I have something like:

__constant__ vox::ClipFunc symbol_CClipGroup_INTERSECT = CClipGroup_INTERSECT;

Changing the device modifier to constant yields the following error which I don’t understand at all. A quick Google search turns up no results so perhaps this indicates a configuration issue?

Error 69 error : Internal error: reloc address not found for %s+0x%llx C:\Users\lucas\Documents\Projects\voxrender\trunk\Binaries\x86\Source\VolumeScatterRenderer\ptxas

Hmm… you say you are using a shared library on CUDA 5.0? Do you mean you are using “-dc” to generate relocatable code?

Your snippet compiles on CUDA 5.5 and 5.0 with something like this:

nvcc -m 32 -arch sm_30 -Xptxas=-v -cubin vox.cu

I am not using the -dc/-rdc flag.
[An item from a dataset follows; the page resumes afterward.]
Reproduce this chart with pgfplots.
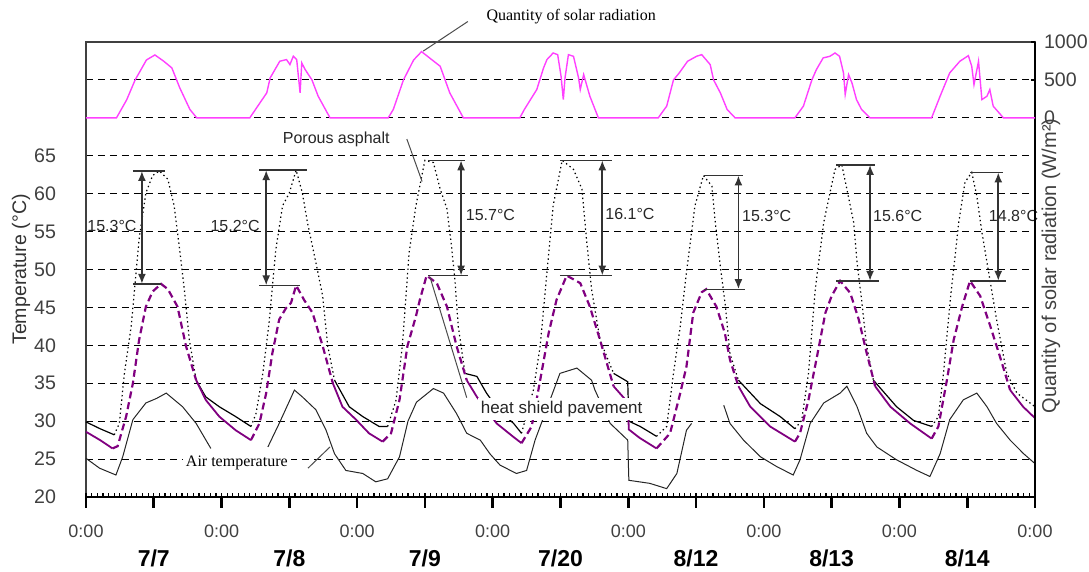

To my knowledge nvcc does not support relocatable code in DLLs. I meant that this code is embedded in a DLL which is loaded by a different application.

I am actually using the CUDA CMake script for generating the build files but the flags are set as follows:

FIND_PACKAGE(CUDA REQUIRED)
SET(CUDA_NVCC_FLAGS "-arch;sm_30;--cl-version 2010")

message(STATUS "Cuda include directory: " "${CUDA_INCLUDE_DIRS}")
message(STATUS "Cuda library directory: " "${CUDA_LIBRARIES}")
INCLUDE_DIRECTORIES(SYSTEM ${CUDA_INCLUDE_DIRS})

and the project is configured with

CUDA_ADD_LIBRARY(VolumeScatterRenderer SHARED
                 ${SOURCE_FILES} 
                 ${HEADER_FILES})

Since you don’t see any obvious problems with the code I will take the time to try and replicate the problem outside of my build environment.